> Recorded data
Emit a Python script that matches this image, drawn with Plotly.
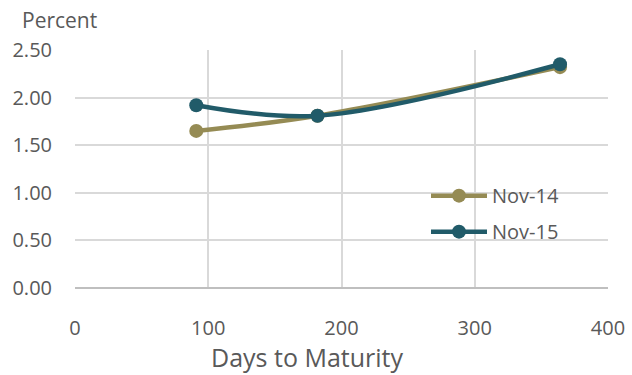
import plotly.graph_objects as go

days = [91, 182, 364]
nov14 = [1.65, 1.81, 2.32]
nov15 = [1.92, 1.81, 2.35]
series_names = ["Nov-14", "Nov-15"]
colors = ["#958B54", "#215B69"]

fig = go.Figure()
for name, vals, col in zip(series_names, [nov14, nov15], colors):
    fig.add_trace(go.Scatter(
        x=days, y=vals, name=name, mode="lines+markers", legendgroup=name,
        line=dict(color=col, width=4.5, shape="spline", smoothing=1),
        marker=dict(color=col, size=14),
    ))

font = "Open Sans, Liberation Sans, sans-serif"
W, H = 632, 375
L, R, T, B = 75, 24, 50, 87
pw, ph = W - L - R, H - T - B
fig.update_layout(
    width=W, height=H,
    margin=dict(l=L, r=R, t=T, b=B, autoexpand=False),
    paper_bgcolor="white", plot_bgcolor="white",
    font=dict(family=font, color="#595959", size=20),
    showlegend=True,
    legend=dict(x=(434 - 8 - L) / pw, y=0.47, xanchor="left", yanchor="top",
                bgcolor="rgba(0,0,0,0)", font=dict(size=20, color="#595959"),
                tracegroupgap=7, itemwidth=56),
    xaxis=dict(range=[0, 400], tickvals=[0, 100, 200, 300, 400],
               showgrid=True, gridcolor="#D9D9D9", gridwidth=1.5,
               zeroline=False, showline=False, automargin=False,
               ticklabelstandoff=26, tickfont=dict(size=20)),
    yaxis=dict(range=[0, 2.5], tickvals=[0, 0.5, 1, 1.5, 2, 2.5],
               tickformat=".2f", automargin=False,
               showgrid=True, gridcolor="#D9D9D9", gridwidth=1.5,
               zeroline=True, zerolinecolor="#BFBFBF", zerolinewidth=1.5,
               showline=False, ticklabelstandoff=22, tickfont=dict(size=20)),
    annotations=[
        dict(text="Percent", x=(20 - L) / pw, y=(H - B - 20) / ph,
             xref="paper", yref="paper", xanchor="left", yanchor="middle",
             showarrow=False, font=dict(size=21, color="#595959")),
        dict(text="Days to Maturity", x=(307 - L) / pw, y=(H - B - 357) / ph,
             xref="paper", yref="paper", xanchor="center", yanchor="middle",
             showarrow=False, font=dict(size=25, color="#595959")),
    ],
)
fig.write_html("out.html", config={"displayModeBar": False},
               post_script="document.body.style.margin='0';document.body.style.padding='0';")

> Written problem
Leave out the pictures and print every line of the data exactly.

> Solution to this task
Emit a Python script that matches this image, drawn with Plotly.
import plotly.graph_objects as go

days = [91, 182, 364]
nov14 = [1.65, 1.81, 2.32]
nov15 = [1.92, 1.81, 2.35]
series_names = ["Nov-14", "Nov-15"]
colors = ["#958B54", "#215B69"]

fig = go.Figure()
for name, vals, col in zip(series_names, [nov14, nov15], colors):
    fig.add_trace(go.Scatter(
        x=days, y=vals, name=name, mode="lines+markers", legendgroup=name,
        line=dict(color=col, width=4.5, shape="spline", smoothing=1),
        marker=dict(color=col, size=14),
    ))

font = "Open Sans, Liberation Sans, sans-serif"
W, H = 632, 375
L, R, T, B = 75, 24, 50, 87
pw, ph = W - L - R, H - T - B
fig.update_layout(
    width=W, height=H,
    margin=dict(l=L, r=R, t=T, b=B, autoexpand=False),
    paper_bgcolor="white", plot_bgcolor="white",
    font=dict(family=font, color="#595959", size=20),
    showlegend=True,
    legend=dict(x=(434 - 8 - L) / pw, y=0.47, xanchor="left", yanchor="top",
                bgcolor="rgba(0,0,0,0)", font=dict(size=20, color="#595959"),
                tracegroupgap=7, itemwidth=56),
    xaxis=dict(range=[0, 400], tickvals=[0, 100, 200, 300, 400],
               showgrid=True, gridcolor="#D9D9D9", gridwidth=1.5,
               zeroline=False, showline=False, automargin=False,
               ticklabelstandoff=26, tickfont=dict(size=20)),
    yaxis=dict(range=[0, 2.5], tickvals=[0, 0.5, 1, 1.5, 2, 2.5],
               tickformat=".2f", automargin=False,
               showgrid=True, gridcolor="#D9D9D9", gridwidth=1.5,
               zeroline=True, zerolinecolor="#BFBFBF", zerolinewidth=1.5,
               showline=False, ticklabelstandoff=22, tickfont=dict(size=20)),
    annotations=[
        dict(text="Percent", x=(20 - L) / pw, y=(H - B - 20) / ph,
             xref="paper", yref="paper", xanchor="left", yanchor="middle",
             showarrow=False, font=dict(size=21, color="#595959")),
        dict(text="Days to Maturity", x=(307 - L) / pw, y=(H - B - 357) / ph,
             xref="paper", yref="paper", xanchor="center", yanchor="middle",
             showarrow=False, font=dict(size=25, color="#595959")),
    ],
)
fig.write_html("out.html", config={"displayModeBar": False},
               post_script="document.body.style.margin='0';document.body.style.padding='0';")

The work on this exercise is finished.